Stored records
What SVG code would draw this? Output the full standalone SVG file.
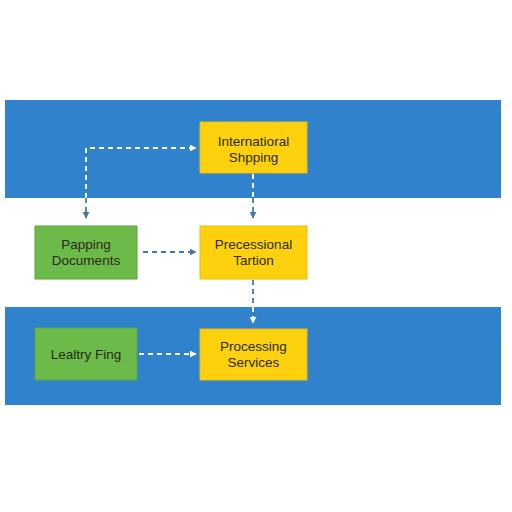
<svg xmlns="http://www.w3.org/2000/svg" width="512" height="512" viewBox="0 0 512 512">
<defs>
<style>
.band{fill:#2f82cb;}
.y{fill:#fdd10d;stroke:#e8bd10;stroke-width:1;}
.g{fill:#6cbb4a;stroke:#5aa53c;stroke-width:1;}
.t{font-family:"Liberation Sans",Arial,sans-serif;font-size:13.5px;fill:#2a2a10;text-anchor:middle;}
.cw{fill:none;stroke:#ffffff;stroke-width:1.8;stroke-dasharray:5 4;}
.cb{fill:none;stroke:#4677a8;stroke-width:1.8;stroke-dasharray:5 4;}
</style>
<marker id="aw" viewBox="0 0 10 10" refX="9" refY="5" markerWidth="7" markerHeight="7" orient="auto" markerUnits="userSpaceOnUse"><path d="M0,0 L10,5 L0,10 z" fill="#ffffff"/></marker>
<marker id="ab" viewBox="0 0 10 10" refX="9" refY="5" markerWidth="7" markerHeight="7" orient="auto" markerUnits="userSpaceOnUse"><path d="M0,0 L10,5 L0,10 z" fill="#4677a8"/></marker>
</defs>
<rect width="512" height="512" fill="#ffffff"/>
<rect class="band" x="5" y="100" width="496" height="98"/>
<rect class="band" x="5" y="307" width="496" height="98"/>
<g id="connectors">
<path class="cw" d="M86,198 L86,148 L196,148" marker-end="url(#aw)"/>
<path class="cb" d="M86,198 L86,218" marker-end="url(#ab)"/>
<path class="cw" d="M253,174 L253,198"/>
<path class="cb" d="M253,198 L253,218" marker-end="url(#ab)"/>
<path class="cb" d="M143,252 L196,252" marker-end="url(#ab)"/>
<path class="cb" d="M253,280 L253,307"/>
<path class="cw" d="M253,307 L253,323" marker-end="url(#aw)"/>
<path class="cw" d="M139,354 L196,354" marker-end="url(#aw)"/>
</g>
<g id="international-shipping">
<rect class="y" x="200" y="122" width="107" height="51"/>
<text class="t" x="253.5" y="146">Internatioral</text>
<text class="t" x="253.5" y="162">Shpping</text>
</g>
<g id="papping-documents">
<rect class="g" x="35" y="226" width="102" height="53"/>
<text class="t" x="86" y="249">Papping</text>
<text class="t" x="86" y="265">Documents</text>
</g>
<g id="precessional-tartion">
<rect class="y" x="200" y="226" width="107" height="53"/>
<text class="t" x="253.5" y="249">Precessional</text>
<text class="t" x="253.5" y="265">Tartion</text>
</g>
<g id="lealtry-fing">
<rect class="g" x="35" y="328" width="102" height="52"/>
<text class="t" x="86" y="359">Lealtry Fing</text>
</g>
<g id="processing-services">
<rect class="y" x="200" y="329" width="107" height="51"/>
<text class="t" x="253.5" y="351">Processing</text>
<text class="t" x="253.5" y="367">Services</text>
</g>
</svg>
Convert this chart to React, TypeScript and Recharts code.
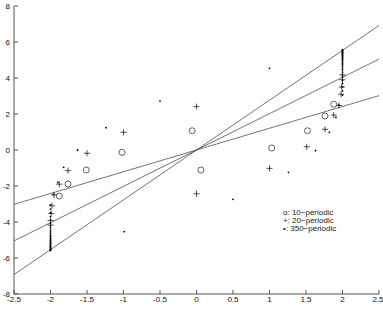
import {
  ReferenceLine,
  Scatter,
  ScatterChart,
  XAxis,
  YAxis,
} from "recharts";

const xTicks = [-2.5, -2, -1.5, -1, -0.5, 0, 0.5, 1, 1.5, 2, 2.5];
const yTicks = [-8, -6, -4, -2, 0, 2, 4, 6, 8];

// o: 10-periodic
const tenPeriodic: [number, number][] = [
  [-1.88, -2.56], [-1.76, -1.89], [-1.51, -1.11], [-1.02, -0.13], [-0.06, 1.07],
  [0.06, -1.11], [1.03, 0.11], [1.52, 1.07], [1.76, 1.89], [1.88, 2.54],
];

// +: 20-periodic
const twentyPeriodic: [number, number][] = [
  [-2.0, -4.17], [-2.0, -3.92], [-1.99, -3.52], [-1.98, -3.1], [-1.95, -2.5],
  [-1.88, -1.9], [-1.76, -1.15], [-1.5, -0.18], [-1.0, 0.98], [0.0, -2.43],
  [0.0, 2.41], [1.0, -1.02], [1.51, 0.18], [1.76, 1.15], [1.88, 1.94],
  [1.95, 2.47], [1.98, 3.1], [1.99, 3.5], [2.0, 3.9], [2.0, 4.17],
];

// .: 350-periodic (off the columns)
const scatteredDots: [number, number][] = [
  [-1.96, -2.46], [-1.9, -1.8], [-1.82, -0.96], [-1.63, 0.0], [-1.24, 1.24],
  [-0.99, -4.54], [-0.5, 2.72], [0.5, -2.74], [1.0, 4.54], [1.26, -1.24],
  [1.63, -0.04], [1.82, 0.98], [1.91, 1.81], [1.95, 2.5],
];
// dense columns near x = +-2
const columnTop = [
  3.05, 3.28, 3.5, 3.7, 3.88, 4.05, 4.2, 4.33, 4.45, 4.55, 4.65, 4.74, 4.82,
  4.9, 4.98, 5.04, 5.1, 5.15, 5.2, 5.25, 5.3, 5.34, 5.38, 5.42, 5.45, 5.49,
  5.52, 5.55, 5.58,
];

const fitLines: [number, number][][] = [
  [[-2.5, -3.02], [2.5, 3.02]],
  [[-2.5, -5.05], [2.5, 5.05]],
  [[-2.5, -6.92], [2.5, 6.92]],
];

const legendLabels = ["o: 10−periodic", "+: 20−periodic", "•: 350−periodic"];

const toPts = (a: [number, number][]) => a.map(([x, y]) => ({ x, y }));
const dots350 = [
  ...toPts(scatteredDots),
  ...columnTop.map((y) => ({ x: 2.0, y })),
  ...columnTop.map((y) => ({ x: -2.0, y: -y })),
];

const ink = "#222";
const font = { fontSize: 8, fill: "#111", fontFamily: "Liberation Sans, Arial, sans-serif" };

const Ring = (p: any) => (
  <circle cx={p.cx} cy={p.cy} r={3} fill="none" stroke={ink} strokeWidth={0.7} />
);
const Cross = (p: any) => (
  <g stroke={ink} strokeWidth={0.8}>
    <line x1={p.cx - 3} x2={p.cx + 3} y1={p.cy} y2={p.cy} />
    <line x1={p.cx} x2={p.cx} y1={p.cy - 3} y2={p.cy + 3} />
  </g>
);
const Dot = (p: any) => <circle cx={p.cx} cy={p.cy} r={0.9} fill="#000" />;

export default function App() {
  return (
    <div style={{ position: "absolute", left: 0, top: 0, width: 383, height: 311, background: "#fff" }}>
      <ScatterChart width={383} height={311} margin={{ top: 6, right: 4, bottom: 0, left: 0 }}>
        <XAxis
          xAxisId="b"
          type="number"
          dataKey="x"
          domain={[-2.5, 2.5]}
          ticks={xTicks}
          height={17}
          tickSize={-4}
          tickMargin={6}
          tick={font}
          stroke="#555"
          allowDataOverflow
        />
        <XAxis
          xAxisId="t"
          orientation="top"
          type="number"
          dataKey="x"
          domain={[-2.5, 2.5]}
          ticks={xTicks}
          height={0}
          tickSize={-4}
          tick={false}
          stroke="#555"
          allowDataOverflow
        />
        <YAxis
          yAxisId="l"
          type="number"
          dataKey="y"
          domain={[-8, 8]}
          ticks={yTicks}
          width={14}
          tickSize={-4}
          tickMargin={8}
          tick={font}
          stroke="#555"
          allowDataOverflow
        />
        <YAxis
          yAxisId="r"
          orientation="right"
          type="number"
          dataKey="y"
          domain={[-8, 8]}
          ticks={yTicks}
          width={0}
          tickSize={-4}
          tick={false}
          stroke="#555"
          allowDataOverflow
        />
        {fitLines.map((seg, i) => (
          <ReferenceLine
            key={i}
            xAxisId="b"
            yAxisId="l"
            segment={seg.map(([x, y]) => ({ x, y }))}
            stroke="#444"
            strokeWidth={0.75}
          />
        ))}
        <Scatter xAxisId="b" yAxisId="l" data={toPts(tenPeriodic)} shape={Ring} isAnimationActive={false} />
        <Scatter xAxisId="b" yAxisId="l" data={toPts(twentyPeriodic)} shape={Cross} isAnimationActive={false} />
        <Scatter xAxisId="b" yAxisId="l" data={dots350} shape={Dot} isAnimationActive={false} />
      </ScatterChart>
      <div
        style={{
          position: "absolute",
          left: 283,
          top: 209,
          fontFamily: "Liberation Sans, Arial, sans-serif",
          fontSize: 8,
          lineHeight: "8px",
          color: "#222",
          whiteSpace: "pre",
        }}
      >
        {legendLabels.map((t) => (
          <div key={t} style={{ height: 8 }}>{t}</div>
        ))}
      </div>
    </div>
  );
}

▶ Task goal: Transcribe only the lines above that start at the line containing "Convert this chart" and end at the line containing "0, 2, 4, 6, 8];". Omit pictures.

▶ Task output:
Convert this chart to React, TypeScript and Recharts code.
import {
  ReferenceLine,
  Scatter,
  ScatterChart,
  XAxis,
  YAxis,
} from "recharts";

const xTicks = [-2.5, -2, -1.5, -1, -0.5, 0, 0.5, 1, 1.5, 2, 2.5];
const yTicks = [-8, -6, -4, -2, 0, 2, 4, 6, 8];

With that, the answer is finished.